Trout to adjust to new pace-of-play rules

Trout to adjust to new pace-of-play rules

TEMPE, Ariz. -- When Major League Baseball announced that hitters must keep one foot in the batter's box this season, Mike Trout was usually the first name that came to mind.

"It's funny," Trout said, "because when I heard that rule, everybody was like, 'That's you.' We'll see how it goes."

MLB announced the enforcement of that rule as part of a list of new initiatives aimed toward quickening the pace of play. And Trout, the reigning American League Most Valuable Player, frequently steps out of the batter's box and takes his time between pitches.

"It's definitely going to affect me," Trout said. "I'm going to have to change, obviously. When I call time, I'm thinking too much. That's the main reason I call timeout. Instead of getting out of the box, I'm just going to have to keep one foot out. We'll see how that works."

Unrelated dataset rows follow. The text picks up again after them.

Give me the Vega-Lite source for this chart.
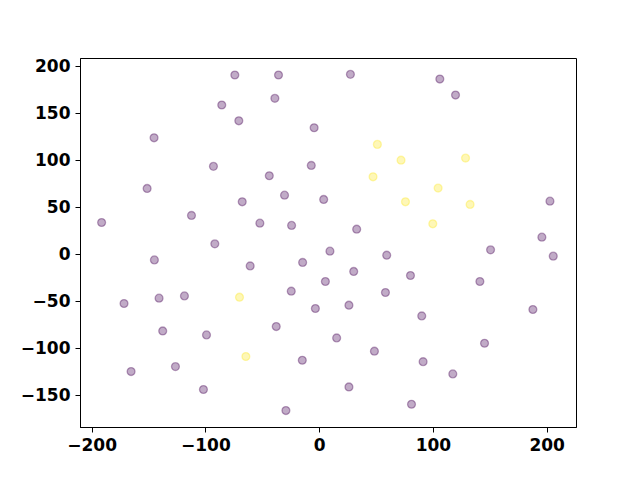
{
  "$schema": "https://vega.github.io/schema/vega-lite/v6.json",
  "autosize": "none",
  "width": 496,
  "height": 369,
  "padding": {"left": 80, "top": 58, "right": 64, "bottom": 53},
  "background": "white",
  "config": {
    "view": {"stroke": "black", "strokeWidth": 1},
    "axis": {
      "labelFont": "DejaVu Sans",
      "labelFontWeight": "bold",
      "labelFontSize": 17,
      "labelColor": "black",
      "tickColor": "black",
      "tickSize": 5,
      "tickWidth": 1,
      "domainColor": "black",
      "domainWidth": 1,
      "labelPadding": 5,
      "grid": false,
      "title": null
    }
  },
  "data": {
    "values": [
      {"x": -74.1, "y": 190.6, "c": 0},
      {"x": -35.7, "y": 190.6, "c": 0},
      {"x": -38.9, "y": 165.8, "c": 0},
      {"x": -85.6, "y": 158.7, "c": 0},
      {"x": -70.6, "y": 141.9, "c": 0},
      {"x": -4.4, "y": 134.5, "c": 0},
      {"x": -145.1, "y": 123.8, "c": 0},
      {"x": -92.9, "y": 93.4, "c": 0},
      {"x": -6.9, "y": 94.4, "c": 0},
      {"x": -43.8, "y": 83.4, "c": 0},
      {"x": -151.2, "y": 69.9, "c": 0},
      {"x": -30.4, "y": 62.8, "c": 0},
      {"x": -67.6, "y": 55.7, "c": 0},
      {"x": -112.2, "y": 41.2, "c": 0},
      {"x": -191.2, "y": 33.7, "c": 0},
      {"x": -52.1, "y": 33.0, "c": 0},
      {"x": -24.2, "y": 30.6, "c": 0},
      {"x": 27.5, "y": 191.3, "c": 0},
      {"x": 106.1, "y": 186.3, "c": 0},
      {"x": 119.9, "y": 169.3, "c": 0},
      {"x": 4.0, "y": 58.2, "c": 0},
      {"x": 202.9, "y": 56.4, "c": 0},
      {"x": 33.0, "y": 26.6, "c": 0},
      {"x": 195.8, "y": 18.1, "c": 0},
      {"x": -91.7, "y": 11.0, "c": 0},
      {"x": -144.8, "y": -6.1, "c": 0},
      {"x": -60.6, "y": -12.5, "c": 0},
      {"x": -14.5, "y": -8.8, "c": 0},
      {"x": -24.5, "y": -39.4, "c": 0},
      {"x": -171.5, "y": -52.5, "c": 0},
      {"x": -140.7, "y": -46.8, "c": 0},
      {"x": -118.4, "y": -44.4, "c": 0},
      {"x": -3.3, "y": -57.8, "c": 0},
      {"x": -137.5, "y": -81.7, "c": 0},
      {"x": -99.0, "y": -85.9, "c": 0},
      {"x": -37.7, "y": -77.0, "c": 0},
      {"x": -14.8, "y": -112.9, "c": 0},
      {"x": -165.3, "y": -124.9, "c": 0},
      {"x": -126.3, "y": -119.6, "c": 0},
      {"x": -101.7, "y": -144.0, "c": 0},
      {"x": -29.2, "y": -166.4, "c": 0},
      {"x": 9.5, "y": 3.2, "c": 0},
      {"x": 59.4, "y": -1.1, "c": 0},
      {"x": 150.7, "y": 4.6, "c": 0},
      {"x": 205.8, "y": -2.1, "c": 0},
      {"x": 30.4, "y": -18.4, "c": 0},
      {"x": 5.5, "y": -29.1, "c": 0},
      {"x": 80.3, "y": -22.7, "c": 0},
      {"x": 141.3, "y": -29.1, "c": 0},
      {"x": 58.3, "y": -40.8, "c": 0},
      {"x": 26.2, "y": -54.3, "c": 0},
      {"x": 90.2, "y": -65.7, "c": 0},
      {"x": 187.9, "y": -58.9, "c": 0},
      {"x": 15.4, "y": -89.1, "c": 0},
      {"x": 145.4, "y": -94.8, "c": 0},
      {"x": 48.6, "y": -103.2, "c": 0},
      {"x": 91.4, "y": -114.4, "c": 0},
      {"x": 117.5, "y": -127.4, "c": 0},
      {"x": 26.2, "y": -141.3, "c": 0},
      {"x": 81.2, "y": -159.7, "c": 0},
      {"x": 51.2, "y": 116.8, "c": 1},
      {"x": 72.0, "y": 100.0, "c": 1},
      {"x": 128.7, "y": 102.2, "c": 1},
      {"x": 47.4, "y": 82.3, "c": 1},
      {"x": 104.6, "y": 70.3, "c": 1},
      {"x": 75.9, "y": 55.7, "c": 1},
      {"x": 132.7, "y": 52.9, "c": 1},
      {"x": 99.9, "y": 32.3, "c": 1},
      {"x": -70.0, "y": -45.8, "c": 1},
      {"x": -64.4, "y": -108.9, "c": 1}
    ]
  },
  "mark": {"type": "point", "filled": true, "shape": "circle", "size": 62, "fillOpacity": 0.33, "strokeOpacity": 0.35, "strokeWidth": 1.33},
  "encoding": {
    "x": {
      "field": "x", "type": "quantitative",
      "scale": {"domain": [-210.2, 225.8], "nice": false, "zero": false},
      "axis": {"values": [-200, -100, 0, 100, 200]}
    },
    "y": {
      "field": "y", "type": "quantitative",
      "scale": {"domain": [-183.9, 208.7], "nice": false, "zero": false},
      "axis": {"values": [-150, -100, -50, 0, 50, 100, 150, 200]}
    },
    "color": {
      "field": "c", "type": "nominal",
      "scale": {"domain": [0, 1], "range": ["#440154", "#fde725"]},
      "legend": null
    },
    "stroke": {
      "field": "c", "type": "nominal",
      "scale": {"domain": [0, 1], "range": ["#440154", "#fde725"]},
      "legend": null
    }
  }
}
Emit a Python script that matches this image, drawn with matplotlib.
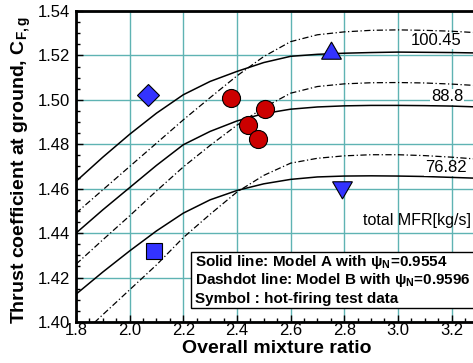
import matplotlib
matplotlib.use("Agg")
import matplotlib.pyplot as plt
from matplotlib.patches import Rectangle
from matplotlib.ticker import MultipleLocator

# mixture ratio grid of the model curves
mr = [1.8, 1.9, 2.0, 2.1, 2.2, 2.3, 2.4, 2.5, 2.6, 2.7, 2.8, 2.9, 3.0, 3.1, 3.2, 3.3]

# Model A (solid), total MFR 100.45 / 88.8 / 76.82
model_a_100 = [1.4633, 1.4742, 1.4845, 1.4940, 1.5023, 1.5083, 1.5128, 1.5168, 1.5196, 1.5205, 1.5210, 1.5213, 1.5215, 1.5214, 1.5213, 1.5211]
model_a_88 = [1.4400, 1.4505, 1.4605, 1.4705, 1.4798, 1.4858, 1.4905, 1.4938, 1.4958, 1.4968, 1.4973, 1.4975, 1.4975, 1.4974, 1.4972, 1.4968]
model_a_76 = [1.4125, 1.4225, 1.4320, 1.4410, 1.4490, 1.4550, 1.4592, 1.4622, 1.4642, 1.4653, 1.4657, 1.4658, 1.4657, 1.4655, 1.4651, 1.4647]

# Model B (dashdot)
model_b_100 = [1.4490, 1.4595, 1.4700, 1.4805, 1.4910, 1.5010, 1.5108, 1.5195, 1.5262, 1.5293, 1.5306, 1.5313, 1.5315, 1.5313, 1.5309, 1.5302]
model_b_88 = [1.4260, 1.4370, 1.4478, 1.4590, 1.4698, 1.4795, 1.4886, 1.4965, 1.5030, 1.5060, 1.5072, 1.5077, 1.5078, 1.5076, 1.5071, 1.5064]
model_b_76 = [1.3920, 1.4033, 1.4145, 1.4257, 1.4380, 1.4485, 1.4585, 1.4660, 1.4715, 1.4737, 1.4748, 1.4753, 1.4753, 1.4749, 1.4742, 1.4733]

mfr_labels = ["100.45", "88.8", "76.82"]
mfr_label_x = [3.144, 3.183, 3.178]
mfr_label_y = [1.5266, 1.5013, 1.4694]

# hot-firing test data
circle_x = [2.379, 2.504, 2.442, 2.479]
circle_y = [1.5008, 1.4960, 1.4888, 1.4823]
diamond_x = [2.067]
diamond_y = [1.5023]
square_x = [2.089]
square_y = [1.4319]
tri_up_x = [2.749]
tri_up_y = [1.5209]
tri_down_x = [2.790]
tri_down_y = [1.4606]

legend_lines = [
    r"Solid line: Model A with ψ$_\mathbf{N}$=0.9554",
    r"Dashdot line: Model B with ψ$_\mathbf{N}$=0.9596",
    "Symbol : hot-firing test data",
]

plt.rcParams["font.family"] = ["Liberation Sans", "DejaVu Sans"]
plt.rcParams["mathtext.fontset"] = "custom"
plt.rcParams["mathtext.rm"] = "Liberation Sans"
plt.rcParams["mathtext.it"] = "Liberation Sans:italic"
plt.rcParams["mathtext.bf"] = "Liberation Sans:bold"

fig = plt.figure(figsize=(4.73, 3.63), dpi=100)
ax = fig.add_axes([76 / 473, 41 / 363, 397 / 473, 311 / 363])

grid_color = "#5fb3b3"
ax.grid(True, which="major", color=grid_color, linewidth=1.0, zorder=0)
ax.set_axisbelow(True)

dd = (5, 2, 1, 2)
for ys in [model_a_100, model_a_88, model_a_76]:
    ax.plot(mr, ys, color="black", linewidth=1.1, zorder=2)
for ys in [model_b_100, model_b_88, model_b_76]:
    ax.plot(mr, ys, color="black", linewidth=0.9, dashes=dd, zorder=2)

for lab, lx, ly in zip(mfr_labels, mfr_label_x, mfr_label_y):
    ax.text(lx, ly, lab, fontsize=12, ha="center", va="center",
            bbox=dict(facecolor="white", edgecolor="none", pad=0.5), zorder=3)
ax.text(3.272, 1.4459, "total MFR[kg/s]", fontsize=11.5, ha="right", va="center", zorder=3)

blue = "#3333ff"
red = "#cc0000"
ax.plot(circle_x, circle_y, "o", ms=13, mfc=red, mec="black", mew=0.8, zorder=4)
ax.plot(diamond_x, diamond_y, "D", ms=11, mfc=blue, mec="black", mew=0.8, zorder=4)
ax.plot(square_x, square_y, "s", ms=12, mfc=blue, mec="black", mew=0.8, zorder=4)
ax.plot(tri_up_x, tri_up_y, marker=(3, 0, 0), ms=16.5, mfc=blue, mec="black", mew=0.8, ls="none", zorder=4)
ax.plot(tri_down_x, tri_down_y, marker=(3, 0, 180), ms=16.5, mfc=blue, mec="black", mew=0.8, ls="none", zorder=4)

# legend box with the model description
ax.add_patch(Rectangle((0.2897, 0.045), 0.72, 0.18, transform=ax.transAxes,
                       facecolor="white", edgecolor="black", linewidth=1.0, zorder=5, clip_on=False))
for i, line in enumerate(legend_lines):
    ax.text(0.2997, [0.1939, 0.135, 0.073][i], line, transform=ax.transAxes,
            fontsize=11, fontweight="bold", ha="left", va="center", zorder=6)

ax.set_xlim(1.8, 3.28)
ax.set_ylim(1.40, 1.54)
ax.xaxis.set_minor_locator(MultipleLocator(0.05))
ax.yaxis.set_minor_locator(MultipleLocator(0.005))
ax.set_xticks([1.8, 2.0, 2.2, 2.4, 2.6, 2.8, 3.0, 3.2])
ax.set_xticklabels(["1.8", "2.0", "2.2", "2.4", "2.6", "2.8", "3.0", "3.2"])
ax.set_yticks([1.40, 1.42, 1.44, 1.46, 1.48, 1.50, 1.52, 1.54])
ax.set_yticklabels(["1.40", "1.42", "1.44", "1.46", "1.48", "1.50", "1.52", "1.54"])

ax.tick_params(which="both", direction="in", labelsize=12, width=1.0)
ax.tick_params(which="major", length=5)
ax.tick_params(which="minor", length=3)
ax.tick_params(axis="x", pad=1)
ax.tick_params(axis="y", pad=4)

for side in ["left", "bottom", "top"]:
    ax.spines[side].set_linewidth(2.0)
ax.spines["right"].set_visible(False)

ax.set_xlabel("Overall mixture ratio", fontsize=14, fontweight="bold")
ax.set_ylabel(r"Thrust coefficient at ground, C$_{\mathbf{F,g}}$", fontsize=14, fontweight="bold")
ax.xaxis.set_label_coords(0.505, -0.058)
ax.yaxis.set_label_coords(-0.108, 0.49)

fig.savefig("out.png", dpi=100)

There are exceptions that will allow hitters to step out of the box entirely -- like swings, brush backs, bunt attempts, pickoffs and wild pitches. Those who don't adhere to the new guidelines will face minimal fines, though, not balls and strikes counted against them.

Trout figures he'll occasionally forget to keep one foot in the box at the start -- "It might take me a couple games," he said -- but doesn't see it affecting his rhythm at the plate.

It's just something else to work on in Spring Training.

"I'm sure we'll make adjustments during spring, trying to get used to it," Trout said. "It's a rule now, so you have to make adjustments."